* **WRITTEN REQUEST**
Give an exact copy of every line, leaving images out.

* **COLLECTED MATERIAL**
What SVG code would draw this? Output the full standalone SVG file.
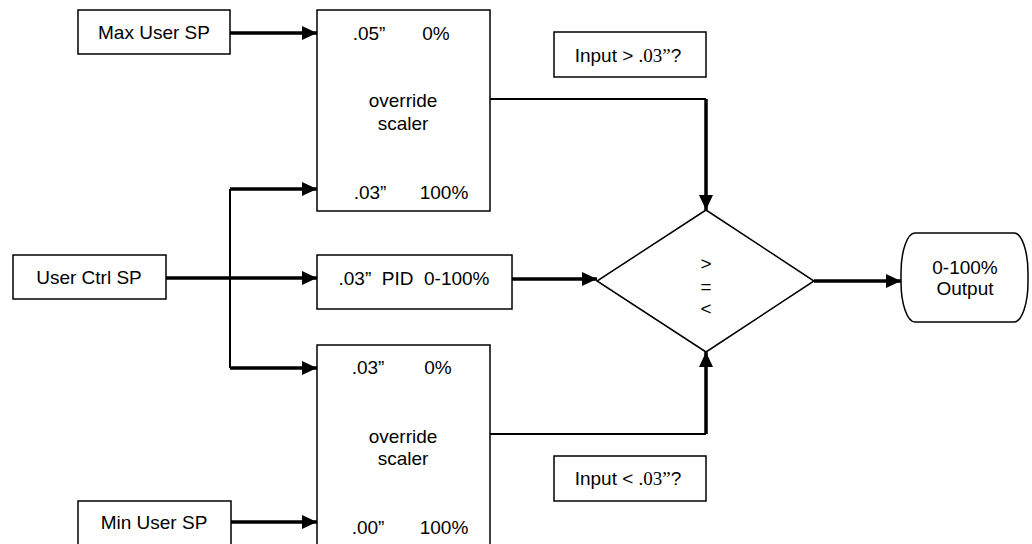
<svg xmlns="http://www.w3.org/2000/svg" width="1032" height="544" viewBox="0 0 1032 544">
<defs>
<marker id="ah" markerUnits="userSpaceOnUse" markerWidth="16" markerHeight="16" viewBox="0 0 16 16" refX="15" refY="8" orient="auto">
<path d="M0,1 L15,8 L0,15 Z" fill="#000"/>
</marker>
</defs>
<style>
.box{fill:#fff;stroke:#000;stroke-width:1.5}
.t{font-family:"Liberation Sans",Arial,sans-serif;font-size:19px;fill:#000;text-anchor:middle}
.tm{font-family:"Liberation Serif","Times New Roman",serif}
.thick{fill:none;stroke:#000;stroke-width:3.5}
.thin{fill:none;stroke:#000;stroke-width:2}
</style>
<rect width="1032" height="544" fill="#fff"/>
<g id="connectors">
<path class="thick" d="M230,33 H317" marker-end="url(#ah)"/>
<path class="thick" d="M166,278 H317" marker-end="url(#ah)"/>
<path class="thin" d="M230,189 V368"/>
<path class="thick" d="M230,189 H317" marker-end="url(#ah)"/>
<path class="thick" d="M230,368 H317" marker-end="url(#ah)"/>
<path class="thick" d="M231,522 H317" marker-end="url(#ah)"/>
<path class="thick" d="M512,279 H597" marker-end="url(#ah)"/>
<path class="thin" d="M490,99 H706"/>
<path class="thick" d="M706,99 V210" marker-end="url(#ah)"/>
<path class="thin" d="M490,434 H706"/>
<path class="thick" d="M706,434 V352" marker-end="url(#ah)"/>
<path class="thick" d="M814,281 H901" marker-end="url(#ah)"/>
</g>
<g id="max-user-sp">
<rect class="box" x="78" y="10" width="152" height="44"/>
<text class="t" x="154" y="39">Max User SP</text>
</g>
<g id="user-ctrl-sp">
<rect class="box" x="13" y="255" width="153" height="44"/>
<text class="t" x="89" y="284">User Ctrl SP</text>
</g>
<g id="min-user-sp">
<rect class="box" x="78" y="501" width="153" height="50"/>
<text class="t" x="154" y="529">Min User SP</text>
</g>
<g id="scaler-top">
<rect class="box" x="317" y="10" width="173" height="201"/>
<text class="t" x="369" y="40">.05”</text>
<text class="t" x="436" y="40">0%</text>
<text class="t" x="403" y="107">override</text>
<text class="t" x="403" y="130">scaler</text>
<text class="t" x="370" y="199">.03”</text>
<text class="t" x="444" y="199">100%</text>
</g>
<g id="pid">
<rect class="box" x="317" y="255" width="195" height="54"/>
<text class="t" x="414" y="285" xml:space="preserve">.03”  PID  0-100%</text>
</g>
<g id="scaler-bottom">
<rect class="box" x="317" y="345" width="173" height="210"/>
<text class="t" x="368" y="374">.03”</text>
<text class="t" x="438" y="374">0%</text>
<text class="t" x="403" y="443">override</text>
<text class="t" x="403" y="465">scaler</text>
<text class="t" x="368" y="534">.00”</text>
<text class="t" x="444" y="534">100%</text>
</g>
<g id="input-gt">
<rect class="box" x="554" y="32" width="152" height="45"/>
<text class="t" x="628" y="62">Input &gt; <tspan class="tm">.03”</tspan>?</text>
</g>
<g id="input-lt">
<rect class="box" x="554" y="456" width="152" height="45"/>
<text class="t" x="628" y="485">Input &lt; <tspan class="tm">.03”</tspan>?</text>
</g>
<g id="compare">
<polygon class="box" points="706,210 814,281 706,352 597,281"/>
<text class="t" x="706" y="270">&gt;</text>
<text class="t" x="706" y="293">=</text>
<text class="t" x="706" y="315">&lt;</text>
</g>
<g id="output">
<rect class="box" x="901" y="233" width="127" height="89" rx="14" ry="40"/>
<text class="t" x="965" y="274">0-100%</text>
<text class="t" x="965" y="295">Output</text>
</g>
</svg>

* **FINAL RESULT**
What SVG code would draw this? Output the full standalone SVG file.
<svg xmlns="http://www.w3.org/2000/svg" width="1032" height="544" viewBox="0 0 1032 544">
<defs>
<marker id="ah" markerUnits="userSpaceOnUse" markerWidth="16" markerHeight="16" viewBox="0 0 16 16" refX="15" refY="8" orient="auto">
<path d="M0,1 L15,8 L0,15 Z" fill="#000"/>
</marker>
</defs>
<style>
.box{fill:#fff;stroke:#000;stroke-width:1.5}
.t{font-family:"Liberation Sans",Arial,sans-serif;font-size:19px;fill:#000;text-anchor:middle}
.tm{font-family:"Liberation Serif","Times New Roman",serif}
.thick{fill:none;stroke:#000;stroke-width:3.5}
.thin{fill:none;stroke:#000;stroke-width:2}
</style>
<rect width="1032" height="544" fill="#fff"/>
<g id="connectors">
<path class="thick" d="M230,33 H317" marker-end="url(#ah)"/>
<path class="thick" d="M166,278 H317" marker-end="url(#ah)"/>
<path class="thin" d="M230,189 V368"/>
<path class="thick" d="M230,189 H317" marker-end="url(#ah)"/>
<path class="thick" d="M230,368 H317" marker-end="url(#ah)"/>
<path class="thick" d="M231,522 H317" marker-end="url(#ah)"/>
<path class="thick" d="M512,279 H597" marker-end="url(#ah)"/>
<path class="thin" d="M490,99 H706"/>
<path class="thick" d="M706,99 V210" marker-end="url(#ah)"/>
<path class="thin" d="M490,434 H706"/>
<path class="thick" d="M706,434 V352" marker-end="url(#ah)"/>
<path class="thick" d="M814,281 H901" marker-end="url(#ah)"/>
</g>
<g id="max-user-sp">
<rect class="box" x="78" y="10" width="152" height="44"/>
<text class="t" x="154" y="39">Max User SP</text>
</g>
<g id="user-ctrl-sp">
<rect class="box" x="13" y="255" width="153" height="44"/>
<text class="t" x="89" y="284">User Ctrl SP</text>
</g>
<g id="min-user-sp">
<rect class="box" x="78" y="501" width="153" height="50"/>
<text class="t" x="154" y="529">Min User SP</text>
</g>
<g id="scaler-top">
<rect class="box" x="317" y="10" width="173" height="201"/>
<text class="t" x="369" y="40">.05”</text>
<text class="t" x="436" y="40">0%</text>
<text class="t" x="403" y="107">override</text>
<text class="t" x="403" y="130">scaler</text>
<text class="t" x="370" y="199">.03”</text>
<text class="t" x="444" y="199">100%</text>
</g>
<g id="pid">
<rect class="box" x="317" y="255" width="195" height="54"/>
<text class="t" x="414" y="285" xml:space="preserve">.03”  PID  0-100%</text>
</g>
<g id="scaler-bottom">
<rect class="box" x="317" y="345" width="173" height="210"/>
<text class="t" x="368" y="374">.03”</text>
<text class="t" x="438" y="374">0%</text>
<text class="t" x="403" y="443">override</text>
<text class="t" x="403" y="465">scaler</text>
<text class="t" x="368" y="534">.00”</text>
<text class="t" x="444" y="534">100%</text>
</g>
<g id="input-gt">
<rect class="box" x="554" y="32" width="152" height="45"/>
<text class="t" x="628" y="62">Input &gt; <tspan class="tm">.03”</tspan>?</text>
</g>
<g id="input-lt">
<rect class="box" x="554" y="456" width="152" height="45"/>
<text class="t" x="628" y="485">Input &lt; <tspan class="tm">.03”</tspan>?</text>
</g>
<g id="compare">
<polygon class="box" points="706,210 814,281 706,352 597,281"/>
<text class="t" x="706" y="270">&gt;</text>
<text class="t" x="706" y="293">=</text>
<text class="t" x="706" y="315">&lt;</text>
</g>
<g id="output">
<rect class="box" x="901" y="233" width="127" height="89" rx="14" ry="40"/>
<text class="t" x="965" y="274">0-100%</text>
<text class="t" x="965" y="295">Output</text>
</g>
</svg>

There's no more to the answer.